Deeply Moved to Teach Displaced Syrian Children

How Ruba is empowering a new generation to learn

17 July 2022

Children’s laughter can be heard from outside the classroom as teacher Ruba holds special activities for her 9 -11 year-old students. They are eager to start a new school day full of learning and engaging activities at the educational center supported by UNICEF with Education Cannot Wait (ECW) funding.

Ruba, facilitating an ice-breaking session among her students
Ruba, facilitating an ice-breaking session among her students.

“After being displaced, I had no job opportunity for a year.”


Ruba is a 41-year-old mother of five children who was forced to flee, lost her family’s home, and resettled in the countryside of Idleb in 2020. Prior to the event, she was working as a teacher for 12 years. “After being displaced, I had no job opportunity for a year, but I was touched by the urgent educational needs of displaced children. So, I started volunteering as a teacher at school, but my family and I suffered from the lack of financial support,” she said. Another challenge Ruba faced was the low educational level of her students, most of whom had suffered from a few years of interruptions to their education, in addition to the negative impacts of conflicts, violence and displacement. 

From Volunteering to Employment

Ruba was finally offered a teaching position in the project in February 2021 and received training. Ruba is now one of teachers who tirelessly work for children’s dire needs in education despite the many challenges they face as they are themselves displaced. Ruba shares: "I used techniques and knowledge I learned from the training  including effective teaching strategies - how to effectively make lessons plans, how to actively engage students with different abilities and learning styles, how to create safe learning environment for every child, how to identify signs of distress of children, and how to refer children to other support depending on their needs.” She also creates enjoyable learning activities and helps with the well-being of students.

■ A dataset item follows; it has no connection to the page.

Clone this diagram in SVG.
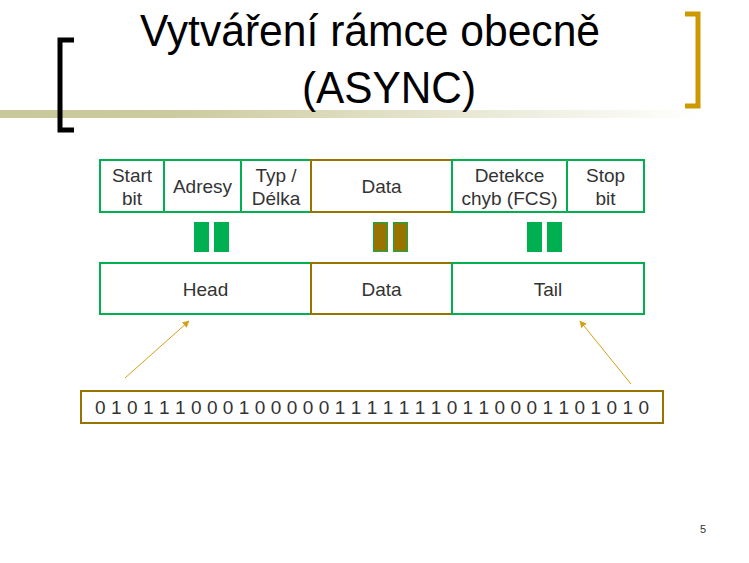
<svg xmlns="http://www.w3.org/2000/svg" width="749" height="563" viewBox="0 0 749 563">
<defs>
<style>
.t{font-family:"Liberation Sans",Arial,sans-serif;fill:#333;font-size:19px;text-anchor:middle}
.title{font-family:"Liberation Sans",Arial,sans-serif;fill:#000;font-size:44px;text-anchor:middle}
.g{fill:none;stroke:#00b050;stroke-width:2}
.b{fill:none;stroke:#997300;stroke-width:2}
.conn{stroke:#d4a017;stroke-width:1;fill:none}
</style>
<linearGradient id="bar" x1="0" y1="0" x2="1" y2="0">
<stop offset="0" stop-color="#c8c89a"/>
<stop offset="0.25" stop-color="#cbcb9e"/>
<stop offset="1" stop-color="#ffffff"/>
</linearGradient>
<marker id="ah" viewBox="0 0 10 10" refX="9" refY="5" markerWidth="7" markerHeight="7" orient="auto-start-reverse" markerUnits="userSpaceOnUse">
<path d="M0,0 L10,5 L0,10 z" fill="#d4a017"/>
</marker>
</defs>
<rect width="749" height="563" fill="#fff"/>
<g id="header">
<rect x="0" y="110" width="700" height="8" fill="url(#bar)"/>
<path d="M74,40 H60 V130 H74" fill="none" stroke="#000" stroke-width="5"/>
<path d="M685,14 H698 V106 H685" fill="none" stroke="#cc9900" stroke-width="5"/>
<text class="title" x="370" y="46" textLength="460" lengthAdjust="spacingAndGlyphs">Vytváření rámce obecně</text>
<text class="title" x="389" y="103" textLength="174" lengthAdjust="spacingAndGlyphs">(ASYNC)</text>
</g>
<g id="n-start"><rect class="g" x="100" y="160" width="64" height="52"/><text class="t" x="132" y="182">Start</text><text class="t" x="132" y="205">bit</text></g>
<g id="n-adresy"><rect class="g" x="164" y="160" width="77" height="52"/><text class="t" x="202.5" y="193">Adresy</text></g>
<g id="n-typ"><rect class="g" x="241" y="160" width="70" height="52"/><text class="t" x="276" y="182">Typ /</text><text class="t" x="276" y="205">Délka</text></g>
<g id="n-data1"><rect class="b" x="311" y="160" width="141" height="52"/><text class="t" x="381.5" y="193">Data</text></g>
<g id="n-fcs"><rect class="g" x="452" y="160" width="115" height="52"/><text class="t" x="509.5" y="182">Detekce</text><text class="t" x="509.5" y="205">chyb (FCS)</text></g>
<g id="n-stop"><rect class="g" x="567" y="160" width="77" height="52"/><text class="t" x="605.5" y="182">Stop</text><text class="t" x="605.5" y="205">bit</text></g>
<g id="eq-head"><rect x="194" y="222" width="15" height="30" fill="#00b050"/><rect x="214" y="222" width="15" height="30" fill="#00b050"/></g>
<g id="eq-data"><rect x="373.5" y="222.5" width="14" height="29" fill="#997300" stroke="#00b050"/><rect x="393.5" y="222.5" width="14" height="29" fill="#997300" stroke="#00b050"/></g>
<g id="eq-tail"><rect x="527" y="222" width="15" height="30" fill="#00b050"/><rect x="547" y="222" width="15" height="30" fill="#00b050"/></g>
<g id="n-head"><rect class="g" x="100" y="263" width="211" height="51"/><text class="t" x="205.5" y="296">Head</text></g>
<g id="n-data2"><rect class="b" x="311" y="263" width="141" height="51"/><text class="t" x="381.5" y="296">Data</text></g>
<g id="n-tail"><rect class="g" x="452" y="263" width="192" height="51"/><text class="t" x="548" y="296">Tail</text></g>
<g id="n-bits"><rect class="b" x="81" y="391" width="582" height="32"/><text class="t" x="372" y="414" textLength="554">0 1 0 1 1 1 0 0 0 1 0 0 0 0 0 1 1 1 1 1 1 1 0 1 1 0 0 0 1 1 0 1 0 1 0</text></g>
<g id="connectors">
<line class="conn" x1="125" y1="378" x2="189" y2="321" marker-end="url(#ah)"/>
<line class="conn" x1="631" y1="384" x2="580" y2="321" marker-end="url(#ah)"/>
</g>
<text x="703" y="533" font-family="Liberation Sans,Arial,sans-serif" font-size="11" fill="#333" text-anchor="middle">5</text>
</svg>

“My lovely students designed a magazine expressing their feelings through drawings that reflected their displacement struggles. I also encouraged students to express their future dreams such as becoming doctors, teachers and engineers."

Ruba, encouraging children to solve questions using an interactive exercise through the tablet
Ruba, encouraging children to solve questions using an interactive exercise through the tablet.

Addressing Displaced Students’ Needs

Education tools such as tablets, projectors, and other supplies contributed to motivating children to return to school, especially those who suffer from psychological distress. These students received support from mental health and psychosocial support (MHPSS) and child protection teams that conducted case management. Ruba agreed that these services have helped students with psychological distresses to advance in their studies.

Teacher Learning Circle

In addition to teachers training, Ruba participates once in a month in the Teacher Learning Circle (TLC), a new initiative launched by the programme. It aims at promoting professional development through peer learning among teachers. With facilitation of an education supervisor, teachers exchange experience, knowledge, and techniques in the classrooms, discuss educational priorities and challenges, and share best practices.

"I believe that these sessions are important to develop the teaching skills and create a cooperative environment among teachers. We can exchange good practices that we can replicate. We can develop our communication at all levels, even in the personal domain. It helps us teachers to enhance our self-confidence and capacity to deal with different situations. In addition to these, the interaction among teachers during the sessions helps strengthen the social relations and create a comfortable atmosphere.”

Ruba, participating in a teacher learning cycle session.
Ruba, participating in a teacher learning cycle session.

“Expanding the project is highly needed.”

Although the project has improved educational environments for teachers and students, there are still thousands of children who do not have access to schools in rural Idleb. Being passionate about making learning available  every child, Ruba hopes this challenge will soon be addressed.

“Along with participating in this project, I continue to volunteer in schools nearby. I think expanding the project to other areas is needed so that more displaced children can access quality education.”

Ruba, engaging children in a role play as a part of social activity
Ruba, engaging children in a role play as a part of social activity.

With the generous support of Education Cannot Wait (ECW), UNICEF supported non-formal education programmes aiming to increase access to equitable learning opportunities for more than 8,000 children aged six-twelve at 19 learning centres during 2021-2022 school year in the countryside of Idleb. The project provided 8,000 children with a package of non-formal education opportunities using self-learning program curriculum and psychosocial support, and 289 teachers with professional development opportunities.